The information that is available out there about OCS server roles is scattered across many different documents, Web sites, and blog posts.  Hopefully, this post will distill information on the roles available in OCS, their coexistence constraints and hardware/software requirements.  That said, let’s get a little bit of vocabulary out of the way first.

  • Office Communications Server: A Microsoft product designed to facilitate communications both inside and outside the office.
  • Presence: A metric that takes into account both your availability (available, idle, away) and your willingness (available, busy, on a call) to communicate.
  • Endpoint: Any device (SIP phone) or software package that registers itself with Office Communications Server as belonging to a user, meaning that the user can be contacted through the device or software package.
  • Enterprise Voice: Probably the most noteworthy addition to the product since 2005; allows calls to enter and exit Office Communications Server.  This means that from any endpoint, users can make or receive calls to traditional phone numbers.
  • Public Switched Telephone Network (PSTN): The traditional telephone network that delivers telephone service over dedicated copper cables.

 

Pool Server Roles

In enterprise-class deployments, multiple servers are typically assigned the traditional front-end server roles.  Although this is sometimes referred to as a cluster, the term that has been assigned in this case is “pool”.  As an aside, I would recommend that any business who is seriously considering OCS for Enterprise Voice use an enterprise-class deployment even if scalability is not a concern.  Resiliency is also something you gain when you deploy multiple servers playing the same role.

Front-End Servers

The front-end server handles a lot of the plumbing for OCS.  It authenticates users against Active Directory, routes invitations to appropriate endpoints, and generally coordinates all other features of OCS.  It is important to note that once a front-end server has assisted in routing the invitation to appropriate endpoints, it gracefully steps back and allows the endpoints to communicate directly.  This means that a front-end server will not be overwhelmed by handling thousands of simultaneous video chats.  It merely directs the invitations and coordinates the set-up of communications, then allows the endpoints to communicate however they may choose.  (The exception to this rule is instant messaging sessions, which always travel through the front-end server for archiving purposes.)  It is also important to note that a front-end server may handle merely these responsibilities or more if the deployment team decides to consolidate multiple roles onto the front-end server.
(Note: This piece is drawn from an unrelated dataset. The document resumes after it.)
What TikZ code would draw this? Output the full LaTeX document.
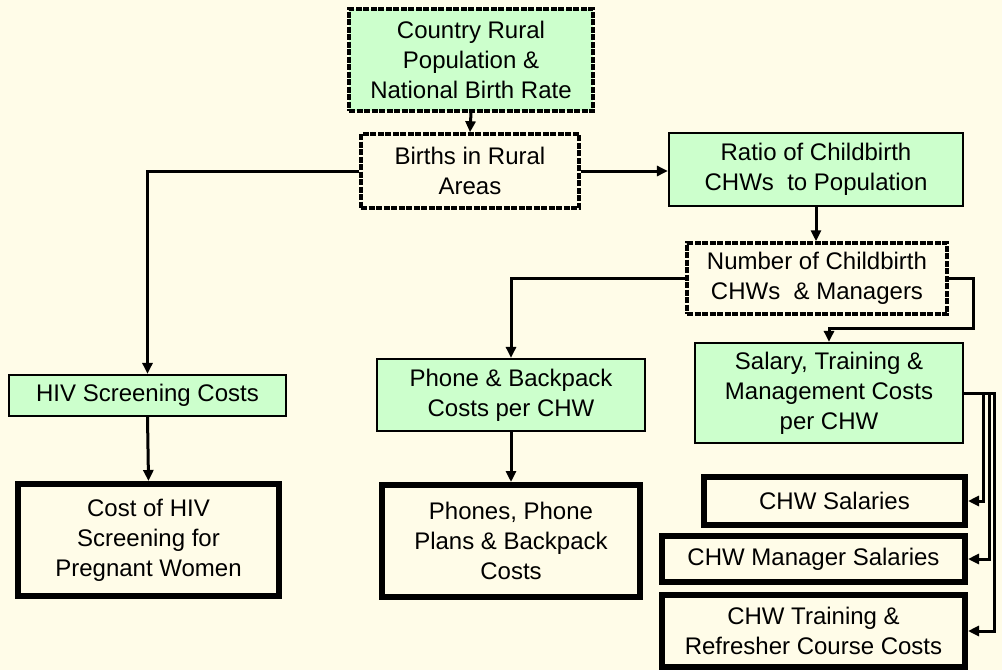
\documentclass[tikz,border=0pt]{standalone}
\usepackage{fontspec}
\setmainfont{Liberation Sans}
\usetikzlibrary{arrows.meta,calc}
\definecolor{bg}{RGB}{255,252,232}
\definecolor{grn}{RGB}{204,255,204}
\begin{document}
\begin{tikzpicture}[x=1pt,y=-1pt,
 every node/.style={font=\fontsize{24}{30}\selectfont, align=center, inner sep=0pt},
 greenbox/.style={draw=black, fill=grn, line width=2.2pt},
 dashbox/.style={draw=black, line width=3.5pt, dash pattern=on 6pt off 1.5pt},
 heavybox/.style={draw=black, line width=6pt, fill=bg},
 arr/.style={draw=black, line width=3pt, -{Triangle[length=11pt,width=10pt]}}]
\fill[bg] (0,0) rectangle (1002,670);
\useasboundingbox (0,0) rectangle (1002,670);

\node[dashbox, fill=grn, minimum width=244, minimum height=102] (top) at (471,60) {Country Rural\\Population \&\\National Birth Rate};
\node[dashbox, fill=bg, minimum width=218, minimum height=74] (births) at (470,171) {Births in Rural\\Areas};
\node[greenbox, minimum width=294, minimum height=73] (ratio) at (816,169.5) {Ratio of Childbirth\\CHWs\ \ to Population};
\node[dashbox, fill=bg, minimum width=260, minimum height=71] (number) at (817,278.5) {Number of Childbirth\\CHWs\ \ \& Managers};
\node[greenbox, minimum width=268, minimum height=100] (salary) at (829,393) {Salary, Training \&\\Management Costs\\per CHW};
\node[heavybox, minimum width=261, minimum height=48] (chwsal) at (834.5,501) {CHW Salaries};
\node[heavybox, minimum width=303, minimum height=46] (mgr) at (813.5,559) {CHW Manager Salaries};
\node[heavybox, minimum width=303, minimum height=72] (train) at (813.5,631) {CHW Training \&\\Refresher Course Costs};
\node[greenbox, minimum width=277, minimum height=41] (hiv) at (147.5,395.5) {HIV Screening Costs};
\node[heavybox, minimum width=261, minimum height=112] (costhiv) at (148.5,540) {Cost of HIV\\Screening for\\Pregnant Women};
\node[greenbox, minimum width=268, minimum height=72] (phone) at (511,395) {Phone \& Backpack\\Costs per CHW};
\node[heavybox, minimum width=258, minimum height=112] (phones) at (511,541) {Phones, Phone\\Plans \& Backpack\\Costs};

\draw[arr] (top.south) -- (births.north);
\draw[arr] (births.west) -| (hiv.north);
\draw[arr] (hiv.south) -- (costhiv.north);
\draw[arr] (births.east) -- (ratio.west |- births.east);
\draw[arr] (ratio.south) -- (ratio.south |- number.north);
\draw[arr] (number.west) -| (phone.north);
\draw[arr] (phone.south) -- (phones.north);
\draw[arr] (number.east) -- ++(25,0) -- ++(0,50) -| (salary.north);
\draw[arr] (salary.east) -- ++(19,0) |- (chwsal.east);
\draw[arr] (salary.east) -- ++(25,0) |- (mgr.east);
\draw[arr] (salary.east) -- ++(30,0) |- (train.east);
\end{tikzpicture}
\end{document}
Specifically, the front-end server:

  • Authenticates users against Active Directory
  • Aggregates and disseminates presence, contact, and other similar information
  • Routes invitations to appropriate endpoints (or gateways) and cancels other invitations once an endpoint has accepted
  • Tracks status of sessions (even though the session communicates from endpoint to endpoint) and delivers status update messages like typing, ringing, accepted, etc.

Requirements:

  • Dual processor, dual core 2.6GHz+ processor
  • 2 x 18GB HDD
  • 2GB RAM
  • Gigabit NIC
  • Windows Server 2003 SP1+*

Directors

Directors have two primary responsibilities: user authentication and direction.  User authentication comes in especially handy when dealing with remote users.  Because remote users cannot be redirected to their home server/pool, the director role proxies their connection through to the correct server/pool.  However, user authentication by a director is also important when an enterprise hosts multiple standard servers or enterprise pools.  Users are “homed” to a server/pool, meaning that that server/pool is the one that stores the users account information.  A director will get the user to the right pool on the first try rather than repeatedly polling every server/pool to see if the user’s account is stored there.  In summary, directors are always recommended when you have remote users and/or multiple standard servers or enterprise pools.

Conferencing Servers

Conferencing servers, in contrast to front-end servers, are designed to maintain a central hub for communications when more than two parties are involved.  This minimizes bandwidth requirements for the conference by maintaining one open channel per endpoint.  Conferencing servers also register and update “focus” on front-end servers.  “Focus” means security and state management for conferences.  Conferencing servers come in two major flavors: A/V conferencing servers, which facilitate audio and/or video conferences, and Web conferencing servers, which facilitate Live Meeting 2007 conferences.

The IM conferencing server:

  • Controls focus for three or more IM participants
  • Focus includes:
    • Participant list tracking
    • Leader determination
    • Security and management controls
  • Is installed by default on all front-end servers and cannot be installed separately

The A/V conferencing server:

  • Enables three or more parties to have audio and/or video chats (two parties use a point-to-point connection)
  • Reduces bandwidth requirements by mixing audio from other participants into one channel instead of n channels

The Web conferencing server:

  • Allows application and file sharing
  • May leverage an A/V conferencing server to distribute audio/video in a Live Meeting

The Telephony conferencing server:

  • Provides functionality for exposing an audio conference to the PSTN
  • Allows the organizer to
    • Mute everyone except the presenter
    • Mute themselves
    • Remove parties
  • Is installed by default on all front-end servers and cannot be installed separately

Requirements**:

  • Dual processor, dual core 3.0GHz+ processor
  • 2 x 18GB HDD
  • 4GB+ RAM
  • Gigabit NIC
  • Windows Server 2003 SP1+*

Archiving and CDR Server

The archiving and CDR server is designed to provide a first-shot at archiving instant messaging sessions and call detail records for compliance purposes.  Although this is Microsoft’s stated intent for the role, it’s hard for a layman to imagine how an out-of-the-box solution could really meet the compliance needs of any reasonable organization.  I have not been able to locate any customizable fields, which means that we have a great track record of who called whom at what time, but that’s pretty much it.

Requirements:

  • Dual processor, dual core 2.6GHz+ processor
  • 2 x 18GB HDD
  • 4GB+ (16GB+ if archiving is enabled) RAM
  • Gigabit NIC
  • Windows Server 2003 SP1+*

* I was not able get the OCS primary installer to run successfully on Windows Server 2008 RTM.  It may be that the individual installers would run successfully, but I have not confirmed this.  The only role I have successfully installed on Windows Server 2008 is Speech Server 2007.

** The work of mixing audio channels is intense; A/V conferencing servers will benefit from more robust hardware.